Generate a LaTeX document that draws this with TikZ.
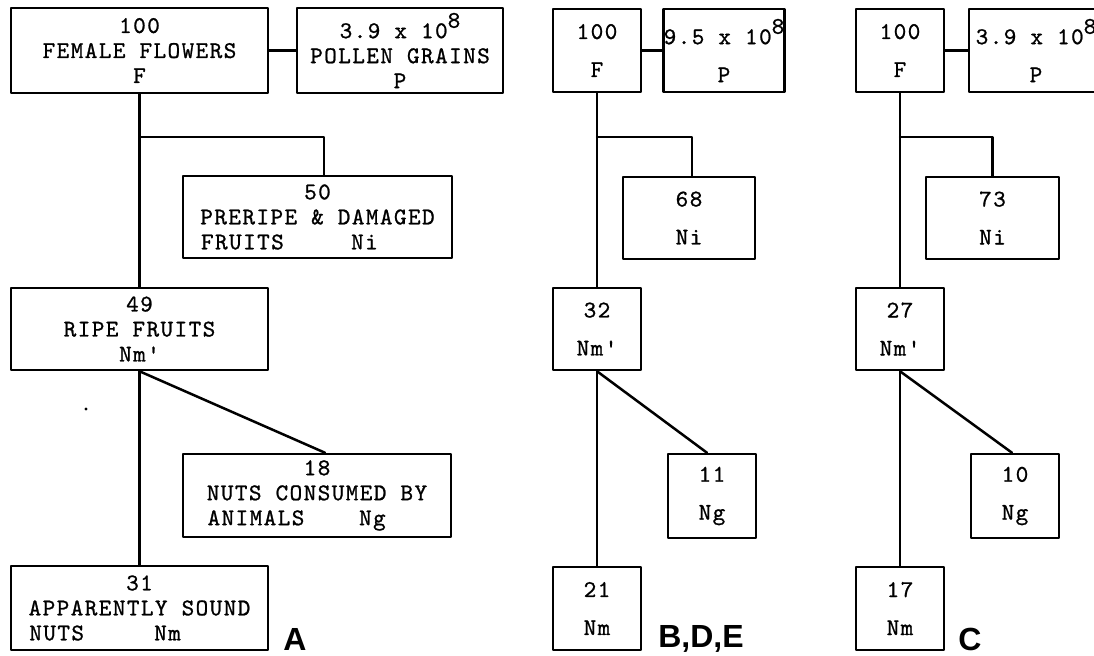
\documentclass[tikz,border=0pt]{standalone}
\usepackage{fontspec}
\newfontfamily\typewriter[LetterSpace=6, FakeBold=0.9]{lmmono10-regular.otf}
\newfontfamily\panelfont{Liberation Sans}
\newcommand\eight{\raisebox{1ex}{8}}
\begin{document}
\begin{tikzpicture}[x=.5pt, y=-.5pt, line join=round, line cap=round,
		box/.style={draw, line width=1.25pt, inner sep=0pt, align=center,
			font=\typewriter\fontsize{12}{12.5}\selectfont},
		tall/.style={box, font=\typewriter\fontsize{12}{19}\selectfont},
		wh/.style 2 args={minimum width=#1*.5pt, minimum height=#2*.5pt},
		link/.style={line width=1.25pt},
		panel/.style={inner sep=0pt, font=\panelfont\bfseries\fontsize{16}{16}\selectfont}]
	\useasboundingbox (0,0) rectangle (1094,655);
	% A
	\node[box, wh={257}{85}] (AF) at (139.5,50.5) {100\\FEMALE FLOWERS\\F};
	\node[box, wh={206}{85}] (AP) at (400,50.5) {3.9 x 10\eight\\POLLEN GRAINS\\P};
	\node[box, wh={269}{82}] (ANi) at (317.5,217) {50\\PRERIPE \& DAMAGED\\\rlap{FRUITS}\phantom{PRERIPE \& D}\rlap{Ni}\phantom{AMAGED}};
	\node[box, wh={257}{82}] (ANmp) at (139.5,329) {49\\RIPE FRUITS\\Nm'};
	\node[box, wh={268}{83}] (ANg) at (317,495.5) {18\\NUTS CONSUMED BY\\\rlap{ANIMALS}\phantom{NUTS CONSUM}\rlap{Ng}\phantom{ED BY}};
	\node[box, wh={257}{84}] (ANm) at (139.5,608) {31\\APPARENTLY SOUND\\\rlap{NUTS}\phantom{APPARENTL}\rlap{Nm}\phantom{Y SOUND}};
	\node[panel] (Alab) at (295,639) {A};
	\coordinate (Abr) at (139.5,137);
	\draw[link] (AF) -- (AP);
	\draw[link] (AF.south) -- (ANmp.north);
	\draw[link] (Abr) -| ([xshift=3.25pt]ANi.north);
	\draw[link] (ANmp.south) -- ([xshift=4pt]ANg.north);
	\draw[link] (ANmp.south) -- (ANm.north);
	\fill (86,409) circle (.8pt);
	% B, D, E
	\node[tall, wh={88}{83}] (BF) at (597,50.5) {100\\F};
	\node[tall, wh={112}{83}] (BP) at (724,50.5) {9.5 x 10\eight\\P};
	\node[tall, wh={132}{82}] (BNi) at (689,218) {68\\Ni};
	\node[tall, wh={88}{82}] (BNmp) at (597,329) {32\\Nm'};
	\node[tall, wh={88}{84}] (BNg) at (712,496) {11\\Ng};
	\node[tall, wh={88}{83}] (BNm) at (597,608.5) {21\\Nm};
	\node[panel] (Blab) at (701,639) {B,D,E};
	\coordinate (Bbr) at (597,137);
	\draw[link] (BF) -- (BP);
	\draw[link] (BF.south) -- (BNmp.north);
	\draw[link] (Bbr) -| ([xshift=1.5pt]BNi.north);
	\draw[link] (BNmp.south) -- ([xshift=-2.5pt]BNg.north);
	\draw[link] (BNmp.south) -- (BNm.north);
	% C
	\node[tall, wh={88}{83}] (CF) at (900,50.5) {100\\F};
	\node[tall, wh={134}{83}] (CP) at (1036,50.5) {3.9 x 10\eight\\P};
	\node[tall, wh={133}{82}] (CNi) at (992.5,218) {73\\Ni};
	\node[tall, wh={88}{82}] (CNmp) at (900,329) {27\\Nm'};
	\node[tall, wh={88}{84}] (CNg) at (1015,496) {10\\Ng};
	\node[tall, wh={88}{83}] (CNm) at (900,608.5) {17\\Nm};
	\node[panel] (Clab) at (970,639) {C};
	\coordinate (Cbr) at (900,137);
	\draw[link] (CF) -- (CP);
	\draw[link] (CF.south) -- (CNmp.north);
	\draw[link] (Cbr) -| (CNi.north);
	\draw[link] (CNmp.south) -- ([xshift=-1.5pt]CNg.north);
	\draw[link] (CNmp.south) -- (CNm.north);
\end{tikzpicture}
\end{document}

...

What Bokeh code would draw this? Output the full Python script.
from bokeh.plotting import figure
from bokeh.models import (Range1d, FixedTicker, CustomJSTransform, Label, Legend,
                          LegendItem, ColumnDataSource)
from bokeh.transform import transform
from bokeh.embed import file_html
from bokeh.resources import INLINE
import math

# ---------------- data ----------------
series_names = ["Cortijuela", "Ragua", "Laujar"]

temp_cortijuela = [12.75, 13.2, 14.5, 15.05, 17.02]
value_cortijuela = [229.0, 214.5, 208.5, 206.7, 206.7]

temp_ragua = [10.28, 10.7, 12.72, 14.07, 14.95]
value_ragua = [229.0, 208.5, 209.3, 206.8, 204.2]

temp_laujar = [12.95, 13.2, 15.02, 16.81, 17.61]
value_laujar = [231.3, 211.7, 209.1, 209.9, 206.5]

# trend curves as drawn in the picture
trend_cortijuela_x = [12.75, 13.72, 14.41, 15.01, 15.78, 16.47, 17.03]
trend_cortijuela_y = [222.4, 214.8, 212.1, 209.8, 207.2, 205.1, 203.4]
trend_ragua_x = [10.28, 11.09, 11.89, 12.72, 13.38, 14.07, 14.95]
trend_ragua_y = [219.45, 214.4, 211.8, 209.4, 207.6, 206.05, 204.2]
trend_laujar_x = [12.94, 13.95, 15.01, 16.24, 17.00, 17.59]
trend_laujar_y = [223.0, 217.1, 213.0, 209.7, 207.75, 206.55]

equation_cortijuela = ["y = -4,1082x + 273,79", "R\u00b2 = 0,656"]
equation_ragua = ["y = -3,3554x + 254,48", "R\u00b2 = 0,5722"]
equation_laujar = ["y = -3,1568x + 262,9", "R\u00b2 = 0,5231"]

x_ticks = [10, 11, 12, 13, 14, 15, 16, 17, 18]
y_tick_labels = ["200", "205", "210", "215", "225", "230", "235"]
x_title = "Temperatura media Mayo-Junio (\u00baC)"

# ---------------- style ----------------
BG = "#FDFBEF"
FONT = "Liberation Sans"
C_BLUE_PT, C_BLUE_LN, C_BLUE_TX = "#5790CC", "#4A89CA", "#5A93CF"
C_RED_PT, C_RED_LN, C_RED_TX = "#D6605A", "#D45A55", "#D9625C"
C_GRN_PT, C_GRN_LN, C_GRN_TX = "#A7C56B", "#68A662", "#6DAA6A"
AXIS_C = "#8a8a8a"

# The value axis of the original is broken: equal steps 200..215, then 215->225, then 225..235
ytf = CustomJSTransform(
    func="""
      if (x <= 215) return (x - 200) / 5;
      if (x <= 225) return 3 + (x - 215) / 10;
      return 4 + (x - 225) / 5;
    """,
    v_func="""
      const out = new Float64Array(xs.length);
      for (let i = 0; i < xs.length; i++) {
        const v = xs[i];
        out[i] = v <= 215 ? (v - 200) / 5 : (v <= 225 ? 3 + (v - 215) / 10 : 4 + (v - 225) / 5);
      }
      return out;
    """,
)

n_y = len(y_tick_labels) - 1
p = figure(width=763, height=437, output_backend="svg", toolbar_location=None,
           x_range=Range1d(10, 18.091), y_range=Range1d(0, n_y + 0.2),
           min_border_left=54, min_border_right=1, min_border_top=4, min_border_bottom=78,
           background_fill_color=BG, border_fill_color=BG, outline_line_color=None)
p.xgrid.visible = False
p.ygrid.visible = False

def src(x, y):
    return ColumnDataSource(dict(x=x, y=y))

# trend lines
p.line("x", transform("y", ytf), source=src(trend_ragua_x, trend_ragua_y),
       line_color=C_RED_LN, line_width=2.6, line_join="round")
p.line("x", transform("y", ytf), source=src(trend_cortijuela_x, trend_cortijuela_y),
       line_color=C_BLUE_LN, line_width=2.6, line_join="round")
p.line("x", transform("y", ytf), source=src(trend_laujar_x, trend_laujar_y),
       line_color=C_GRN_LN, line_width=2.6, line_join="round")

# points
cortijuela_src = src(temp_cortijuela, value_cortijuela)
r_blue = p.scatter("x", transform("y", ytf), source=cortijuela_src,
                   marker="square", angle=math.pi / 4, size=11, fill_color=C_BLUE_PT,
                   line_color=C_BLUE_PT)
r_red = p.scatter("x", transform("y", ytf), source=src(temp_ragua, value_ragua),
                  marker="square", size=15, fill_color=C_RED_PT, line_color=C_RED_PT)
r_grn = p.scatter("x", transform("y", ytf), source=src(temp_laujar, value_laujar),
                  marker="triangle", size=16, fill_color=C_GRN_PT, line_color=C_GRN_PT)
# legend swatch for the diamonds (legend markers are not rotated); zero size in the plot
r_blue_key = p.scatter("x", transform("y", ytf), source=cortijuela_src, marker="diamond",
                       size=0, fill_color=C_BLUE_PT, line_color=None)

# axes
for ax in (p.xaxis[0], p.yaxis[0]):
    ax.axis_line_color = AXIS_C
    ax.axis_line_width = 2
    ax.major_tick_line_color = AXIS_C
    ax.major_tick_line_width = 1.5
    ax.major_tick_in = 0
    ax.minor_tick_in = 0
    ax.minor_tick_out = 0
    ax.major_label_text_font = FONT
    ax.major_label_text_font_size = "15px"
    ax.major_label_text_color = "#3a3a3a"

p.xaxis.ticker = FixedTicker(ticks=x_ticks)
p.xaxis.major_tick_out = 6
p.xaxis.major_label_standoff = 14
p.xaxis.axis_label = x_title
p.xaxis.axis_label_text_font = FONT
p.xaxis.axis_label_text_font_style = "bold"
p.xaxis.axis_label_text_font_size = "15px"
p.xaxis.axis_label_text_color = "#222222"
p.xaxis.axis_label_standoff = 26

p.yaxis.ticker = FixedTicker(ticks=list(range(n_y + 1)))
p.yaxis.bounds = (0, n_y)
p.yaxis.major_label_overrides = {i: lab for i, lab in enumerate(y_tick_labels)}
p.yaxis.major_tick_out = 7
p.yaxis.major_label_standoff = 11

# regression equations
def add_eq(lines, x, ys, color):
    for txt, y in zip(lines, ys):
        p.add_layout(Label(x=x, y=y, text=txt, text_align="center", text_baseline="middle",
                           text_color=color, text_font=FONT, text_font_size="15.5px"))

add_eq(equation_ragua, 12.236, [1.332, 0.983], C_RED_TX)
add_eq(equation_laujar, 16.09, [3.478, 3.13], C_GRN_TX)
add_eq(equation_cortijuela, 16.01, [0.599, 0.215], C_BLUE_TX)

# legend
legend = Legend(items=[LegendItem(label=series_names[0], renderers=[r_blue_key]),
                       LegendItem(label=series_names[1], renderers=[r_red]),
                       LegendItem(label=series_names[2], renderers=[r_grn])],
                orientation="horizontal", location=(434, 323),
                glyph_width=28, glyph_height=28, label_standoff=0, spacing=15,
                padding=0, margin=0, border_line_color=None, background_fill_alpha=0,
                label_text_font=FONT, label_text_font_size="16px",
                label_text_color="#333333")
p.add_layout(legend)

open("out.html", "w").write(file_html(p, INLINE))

Your objective → How many lines in the entries contain the string "this"? Answer with the number only.

Expected answer → 2